Poszukiwania prowadzone są na terenie Płocka, w tym na Wiśle - od bulwarów miejskich w górę rzeki, wzdłuż jej brzegów, w kierunku Kępy Ośnickiej - wynika z nieoficjalnych informacji. Według nich, poszukiwany mężczyzna jest podejrzewany o zabójstwo trzech chłopców. Na miejscu cały czas pracuje ekipa policyjna i kilku prokuratorów.
Wcześniej policja poinformowała, że w środę przed godz. 11 otrzymała zgłoszenie o znalezieniu w jednym z domów jednorodzinnych na osiedlu Wyszogrodzka ciał trzech chłopców, według informacji, w wieku 8, 12 i 17 lat.
- Na miejscu trwają intensywne czynności wykonywane pod nadzorem Prokuratury Rejonowej w Płocku. Potrwają one wiele godzin - przekazała w środę po południu rzeczniczka Komendy Miejskiej Policji podkom. Marta Lewandowska.

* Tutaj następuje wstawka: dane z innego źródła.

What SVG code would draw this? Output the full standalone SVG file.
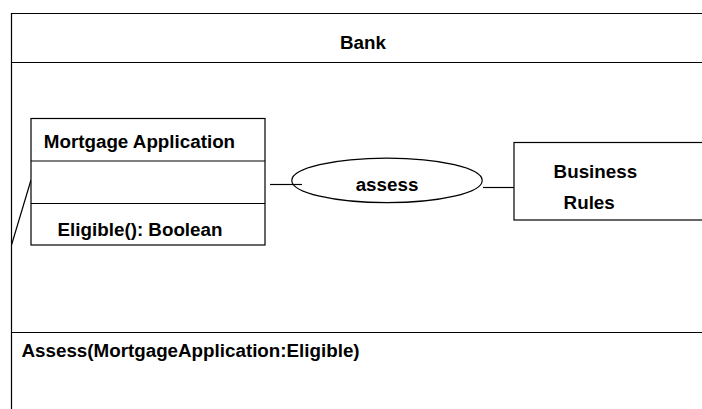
<svg xmlns="http://www.w3.org/2000/svg" width="702" height="409" viewBox="0 0 702 409">
  <style>
    .ln { stroke: #000; stroke-width: 1.2; fill: none; }
    .box { stroke: #000; stroke-width: 1.2; fill: #fff; }
    .t { font-family: "Liberation Sans", Arial, sans-serif; font-weight: bold; font-size: 18.8px; fill: #000; }
  </style>
  <rect width="702" height="409" fill="#fff"/>

  <!-- Bank swimlane frame -->
  <g id="bank-frame">
    <path class="ln" d="M11.5,409 V13.5 H702 M11.5,62.5 H702 M11.5,332.5 H702"/>
    <text class="t" x="363" y="49.3" text-anchor="middle">Bank</text>
    <text class="t" x="21.5" y="357.3">Assess(MortgageApplication:Eligible)</text>
  </g>

  <!-- Connectors -->
  <g id="connectors">
    <line class="ln" x1="31" y1="180" x2="11.5" y2="245"/>
    <line class="ln" x1="270" y1="184.5" x2="302" y2="184.5"/>
    <line class="ln" x1="483" y1="187.5" x2="514" y2="187.5"/>
  </g>

  <!-- Mortgage Application class -->
  <g id="mortgage-application">
    <rect class="box" x="31" y="118.5" width="234" height="126.5"/>
    <line class="ln" x1="31" y1="161" x2="265" y2="161"/>
    <line class="ln" x1="31" y1="203.5" x2="265" y2="203.5"/>
    <text class="t" x="43.8" y="147.7">Mortgage Application</text>
    <text class="t" x="57.6" y="236">Eligible(): Boolean</text>
  </g>

  <!-- assess use case -->
  <g id="assess">
    <ellipse class="ln" cx="387" cy="180.4" rx="95.2" ry="22.3"/>
    <text class="t" x="387" y="190.7" text-anchor="middle">assess</text>
  </g>

  <!-- Business Rules -->
  <g id="business-rules">
    <rect class="box" x="514" y="142.5" width="200" height="77.5"/>
    <text class="t" x="553.6" y="177.7">Business</text>
    <text class="t" x="563.6" y="209">Rules</text>
  </g>
</svg>
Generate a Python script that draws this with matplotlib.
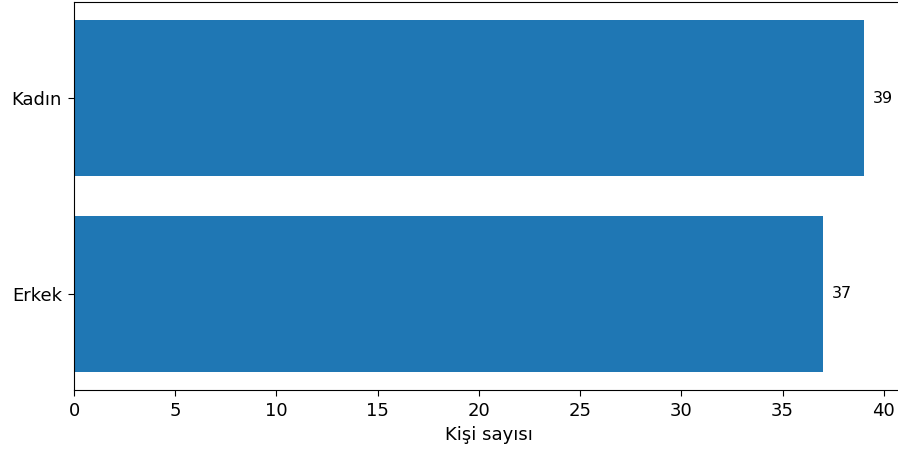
import matplotlib
matplotlib.use('agg')
import matplotlib.pyplot as plt

categories = ["Erkek", "Kadın"]
counts = [37, 39]

fig = plt.figure(figsize=(8.98, 4.5), dpi=100)
# axes run a bit past the right edge, like the cropped original
ax = fig.add_axes([74/898, 60/450, 829/898, 388/450])
bars = ax.barh(categories, counts, color="#1f77b4", height=0.8)
for b, v in zip(bars, counts):
    ax.text(b.get_width() + 0.45, b.get_y() + b.get_height()/2, str(v),
            va="center", ha="left", fontsize=11.5)
ax.set_xlim(0, 40.95)
ax.set_xticks(range(0, 45, 5))
ax.tick_params(labelsize=13, length=4.5, pad=4.3)
ax.set_xlabel("Kişi sayısı", fontsize=13)
fig.savefig("out.png", dpi=100)
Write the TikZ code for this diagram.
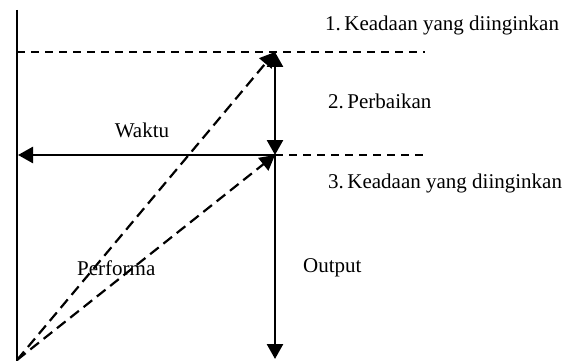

Zaznaczyła, że po wykonaniu wszystkich czynności w miejscu, gdzie odkryto zwłoki dzieci, „nie wcześniej niż jutro Prokuratura Rejonowa w Płocku przekaże więcej informacji".
- Na tę chwilę, z uwagi na trwające czynności i ich dobro, nie udzielamy więcej informacji o tym tragicznym zdarzeniu - podkreśliła rzeczniczka płockiej policji.
Wcześniej, powołując się na wstępne ustalenia, służby i prokuratura informowały, że zwłoki dzieci w wieku od 10 do 17 lat znaleziono w mieszkaniu, gdzie interweniowała straż pożarna - w tym czasie na miejscu nie było osób dorosłych.